Después de repente, esa sensibilidad ya no brotaba de los poros, salía por las cicatrices de la piel y esto demostraba que la vida le comenzaba a dejar heridas. Y puede que él no supiera cicatrizarlas y también puede, y esto es más seguro, que yo pensara que eran arañazos cuando eran en realidad puñaladas traperas en sus entrañas, allí donde nace la fuerza y el dominio. La línea recta comenzó a convertirse en una curva permanente, y lo que eran pasos decididos comenzaron a ser tumbos de duda e indecisión. De repente se rompieron algunas vías de comunicación, se quebraron sendas de reconocimiento y nos encontramos cada uno en una orilla distinta de la vida. Mis esfuerzos por cruzar al otro lado se encontraban siempre con su huida, o lo que era peor, él se lanzaba al agua sin darse cuenta que no tenía barco, ni timón ni timonel.
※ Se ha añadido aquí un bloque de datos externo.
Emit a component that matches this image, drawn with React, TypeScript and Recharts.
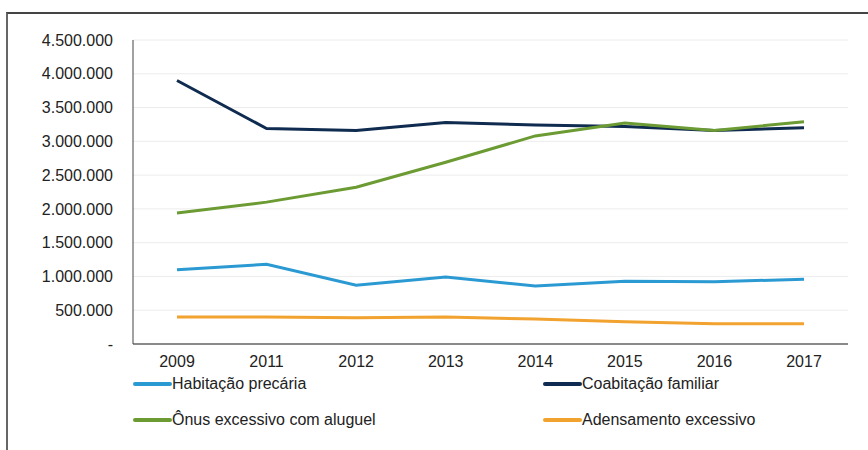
import React from 'react';
import {
  LineChart,
  Line,
  XAxis,
  YAxis,
  CartesianGrid
} from 'recharts';

// Values (households)
const years = ['2009', '2011', '2012', '2013', '2014', '2015', '2016', '2017'];
const habitacaoPrecaria = [1100000, 1180000, 870000, 990000, 860000, 930000, 920000, 960000];
const coabitacaoFamiliar = [3900000, 3190000, 3160000, 3280000, 3240000, 3220000, 3160000, 3200000];
const onusExcessivo = [1940000, 2100000, 2320000, 2690000, 3080000, 3270000, 3160000, 3290000];
const adensamentoExcessivo = [400000, 400000, 390000, 400000, 370000, 330000, 300000, 300000];
const yTicks = [0, 500000, 1000000, 1500000, 2000000, 2500000, 3000000, 3500000, 4000000, 4500000];

const series = [
  { key: 'habitacao', name: 'Habitação precária', color: '#2b9ad3' },
  { key: 'coabitacao', name: 'Coabitação familiar', color: '#0f2b4f' },
  { key: 'onus', name: 'Ônus excessivo com aluguel', color: '#6b9b32' },
  { key: 'adensamento', name: 'Adensamento excessivo', color: '#f2a22e' }
];

const data = years.map((year, i) => ({
  year,
  habitacao: habitacaoPrecaria[i],
  coabitacao: coabitacaoFamiliar[i],
  onus: onusExcessivo[i],
  adensamento: adensamentoExcessivo[i]
}));

const FONT = '"Liberation Sans Narrow", "Arial Narrow", "Liberation Sans", Arial, sans-serif';

// 1500000 -> "1.500.000", 0 -> "-"
const formatTick = (v: number) =>
  v === 0 ? '-' : String(v).replace(/\B(?=(\d{3})+(?!\d))/g, '.');

// legend drawn as plain html under the plot, two columns like the original
const ChartLegend = () => (
  <div
    style={{
      position: 'absolute',
      left: 133,
      top: 374,
      display: 'grid',
      gridTemplateColumns: '410px 300px',
      rowGap: 16,
      fontFamily: FONT,
      fontSize: 16,
      lineHeight: '20px',
      color: '#222'
    }}
  >
    {series.map(s => (
      <div key={s.key} style={{ display: 'flex', alignItems: 'center' }}>
        <span
          style={{
            display: 'inline-block',
            width: 39,
            height: 4,
            borderRadius: 2,
            background: s.color
          }}
        />
        <span>{s.name}</span>
      </div>
    ))}
  </div>
);

const App: React.FC = () => {
  return (
    <div style={{ position: 'absolute', left: 0, top: 0, width: 868, height: 450, background: '#fff', overflow: 'hidden' }}>
      {/* frame of the original figure */}
      <div
        style={{
          position: 'absolute',
          left: 6,
          top: 12,
          width: 870,
          height: 450,
          borderTop: '2px solid #444',
          borderLeft: '2px solid #666'
        }}
      />
      <div style={{ position: 'absolute', left: 0, top: 0 }}>
        <LineChart
          width={868}
          height={450}
          data={data}
          margin={{ top: 40, right: 20, left: 0, bottom: 86 }}
        >
          <CartesianGrid vertical={false} stroke="#ececec" />
          <XAxis
            dataKey="year"
            axisLine={{ stroke: '#8a8a8a', strokeWidth: 2 }}
            tickLine={false}
            tickSize={0}
            tickMargin={12}
            height={20}
            padding={{ left: 44, right: 44 }}
            tick={{ fill: '#222', fontSize: 16, fontFamily: FONT }}
            interval={0}
          />
          <YAxis
            width={133}
            domain={[0, 4500000]}
            ticks={yTicks}
            interval={0}
            tickFormatter={formatTick}
            axisLine={{ stroke: '#444', strokeWidth: 1 }}
            tickLine={false}
            tickSize={0}
            tickMargin={20}
            tick={{ fill: '#222', fontSize: 16, fontFamily: FONT }}
          />
          {series.map(s => (
            <Line
              key={s.key}
              type="linear"
              dataKey={s.key}
              name={s.name}
              stroke={s.color}
              strokeWidth={3}
              dot={false}
              activeDot={false}
              isAnimationActive={false}
            />
          ))}
        </LineChart>
      </div>
      <ChartLegend />
    </div>
  );
};

export default App;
Y cuando sucede esto se pierde el rumbo, o puede que se olvide el destino, que es peor. Era una travesía arriesgada, mucho más de lo que yo pensaba entonces. Aún así busque y encontré la ayuda de muchos remeros para empujar todos en la misma dirección. Pero ni la fuerza de mis primos Miguel y Enrique, el sacrificio de Eduardo, el empuje de Luis, Miguel y Vicente o el amor propio de Jesús, fueron suficientes. No lo sabíamos entonces, pero nos estábamos acercando a las cataratas sin conseguir darle alcance y poderle gritar a los cuatro vientos que parara, que se diera la vuelta, que agarrara nuestras manos y se dejara guiar. No fuimos capaces, al menos yo no, de saber que al final de la catarata había un precipicio del que ya no se podía volver. Nuestra manos, mis manos, se quedaron en el aire vacías, con un vacío insoportable que después se acabó instalando en mi interior y nunca he conseguido sacarlo fuera, quizás hasta hoy. Durante todos estos años he tratado de negociar con él, con ese vacío interior, y siempre se ha negado a cualquier armisticio, y siempre me ha impedido superar ese obstáculo y mirar a su madre a los ojos. Y es que las amistades del alma no entienden de rectificaciones ni aceptan rendiciones. Quieren que recuerdes siempre que están por encima del pasado, que son amistades que se viven siempre en presente. Por eso, sobre todo por eso, es un amigo del alama.
Respuestas ya existentes para el anterior mensaje:
Hola a todos, escribo hoy por primera vez, porque esto que has escrito Alejandro me parece precioso y me ha gustado leerlo, gracias. Ana.